- Film poster
- Directed by: James Erskine
- Screenplay by: James Erskine
- Produced by: Barry Clark-Ewers
- Starring: Billie Holiday
- Music by: Hans Mullens
- Release date: September 5, 2019 (Telluride Film Festival);
- Running time: 96 minutes
- Country: United Kingdom
- Language: English

= Billie (2019 film) =

Documentary film about Billie Holiday

Billie is a 2019 documentary film about Billie Holiday, written and directed by British filmmaker James Erskine. The film is based around interviews recorded on audio cassettes through the 1970s by Linda Lipnack Kuehl, researching a book on Holiday that was never completed because of Kuehl's death in 1978: her body was found on a Washington D.C. street, and she was deemed to have died by suicide, although that supposition is disputed by her family. Erskine's documentary "is about both Holiday — as told through the voices of people who knew her — and Kuehl's obsession with crafting her biography."

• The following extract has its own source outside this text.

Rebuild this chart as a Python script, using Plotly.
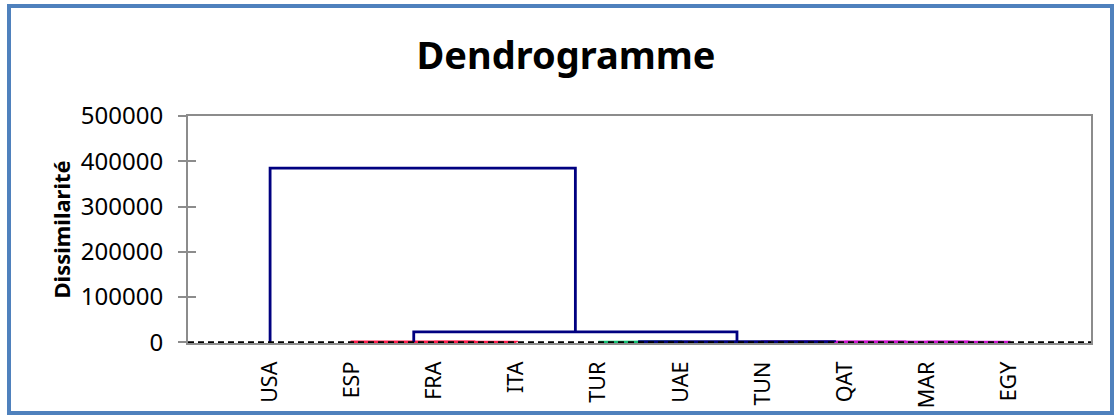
import plotly.graph_objects as go

# ---------------- data ----------------
leaves = ["USA", "ESP", "FRA", "ITA", "TUR", "UAE", "TUN", "QAT", "MAR", "EGY"]
# merges: (left member, right member, height, colour)
merge_left = ["FRA", "ESP", "TUR", "MAR", "QAT", "TUN", "C3", "C2", "USA"]
merge_right = ["ITA", "C1", "UAE", "EGY", "C4", "C5", "C6", "C7", "C8"]
merge_height = [150, 400, 300, 100, 250, 500, 1500, 23000, 385000]
merge_color = ["#FF1A4B", "#FF1A4B", "#10C070", "#CC10CC", "#CC10CC", "#CC10CC",
               "#000080", "#000080", "#000080"]
y_ticks = [0, 100000, 200000, 300000, 400000, 500000]

# ---------------- build dendrogram ----------------
pos = {name: i + 1 for i, name in enumerate(leaves)}
hgt = {name: 0 for name in leaves}

fig = go.Figure()
for k, (a, b, h, c) in enumerate(zip(merge_left, merge_right, merge_height, merge_color)):
    xa, xb = pos[a], pos[b]
    fig.add_trace(go.Scatter(
        x=[xa, xa, xb, xb], y=[hgt[a], h, h, hgt[b]],
        mode="lines", line=dict(color=c, width=2.8 if c == "#000080" else 3.2),
        hoverinfo="skip", showlegend=False))
    node = "C%d" % (k + 1)
    pos[node] = (xa + xb) / 2
    hgt[node] = h

# dashed truncation line at 0
fig.add_hline(y=0, line=dict(color="black", width=2, dash="6px,4px"), layer="above")

grey = "#8C8C8C"
fig.update_layout(
    width=1117, height=416,
    margin=dict(l=188, r=26, t=116, b=73, autoexpand=False),
    paper_bgcolor="white", plot_bgcolor="white",
    font=dict(family="Noto Sans", color="black"),
    title=dict(text="<b>Dendrogramme</b>", x=(566) / 1117, xref="container", xanchor="center",
               y=1 - 56 / 416, yref="container", yanchor="middle",
               font=dict(family="Noto Sans", size=38, color="black")),
    xaxis=dict(range=[0, 11], tickmode="array", tickvals=list(range(1, len(leaves) + 1)),
               ticktext=leaves, tickangle=-90, ticks="", showgrid=False, zeroline=False,
               showline=True, linecolor=grey, linewidth=2, mirror=True, automargin=False,
               tickfont=dict(size=21.5, family="Noto Sans"), ticklabelstandoff=8),
    yaxis=dict(range=[-1500, 500000], tickmode="array", tickvals=y_ticks,
               ticktext=[str(v) for v in y_ticks], ticks="outside", ticklen=8,
               tickcolor=grey, tickwidth=2, showgrid=False, zeroline=False,
               showline=True, linecolor=grey, linewidth=2, mirror=True, automargin=False,
               tickfont=dict(size=24, family="Noto Sans"), ticklabelstandoff=10),
    yaxis2=dict(overlaying="y", matches="y", anchor="x", side="left",
                tickmode="array", tickvals=y_ticks, ticks="inside", ticklen=8,
                tickcolor=grey, tickwidth=2, showticklabels=False, showgrid=False,
                zeroline=False, showline=False, automargin=False),
)
# dummy trace to activate yaxis2
fig.add_trace(go.Scatter(x=[None], y=[None], yaxis="y2", showlegend=False, hoverinfo="skip"))

fig.add_annotation(text="<b>Dissimilarité</b>", xref="paper", yref="paper",
                   x=(60 - 188) / 903, y=0.5, textangle=-90, showarrow=False,
                   xanchor="center", yanchor="middle",
                   font=dict(size=22, family="Noto Sans", color="black"))

# outer frame
fig.add_shape(type="rect", xref="paper", yref="paper",
              x0=(9 - 188) / 903, x1=(1112 - 188) / 903,
              y0=(343 - 413) / 227, y1=(343 - 6) / 227,
              line=dict(color="#4F81BD", width=4), fillcolor="rgba(0,0,0,0)")

fig.write_html("out.html", config={"displayModeBar": False},
               post_script="document.body.style.margin='0';")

Kuehl's interviews were with friends, family members, band members, peers from 1930s Harlem, piano players, psychiatrists and a pimp. Prominent figures from the jazz world who contributed recollections include Count Basie, Charles Mingus, Jo Jones and Sylvia Syms.

The film premiered at the Telluride Film Festival in September 2019.

==Reception==
In The Guardian, the film was characterised as "a raw, unsanitised character study, in which Holiday is both combative and vulnerable, coy and revolutionary: a fiery, foul-mouthed thrill-seeker who never sacrificed her integrity. This is all the more refreshing considering that Holiday’s estate ... came on board as producers." The NME review concluded: "Billie never truly gets under its subject’s skin, leaving her motivation largely unexplored. The nearest we get is when the musician herself, asked why so many jazz greats die young, replies: 'We try to live 100 days in one day.' Billie Holiday lived so fast that few biographers appear able to keep with up her, but Erskine and Kuehl’s combined effort amounts to a long, loving look from a distance. And when your subject is as magnificent as Billie Holiday, that's enough."

The film was longlisted for a BAFTA in the feature documentary category.

In 2021, Billie won Documentary of the Year at the JJA Jazz Awards.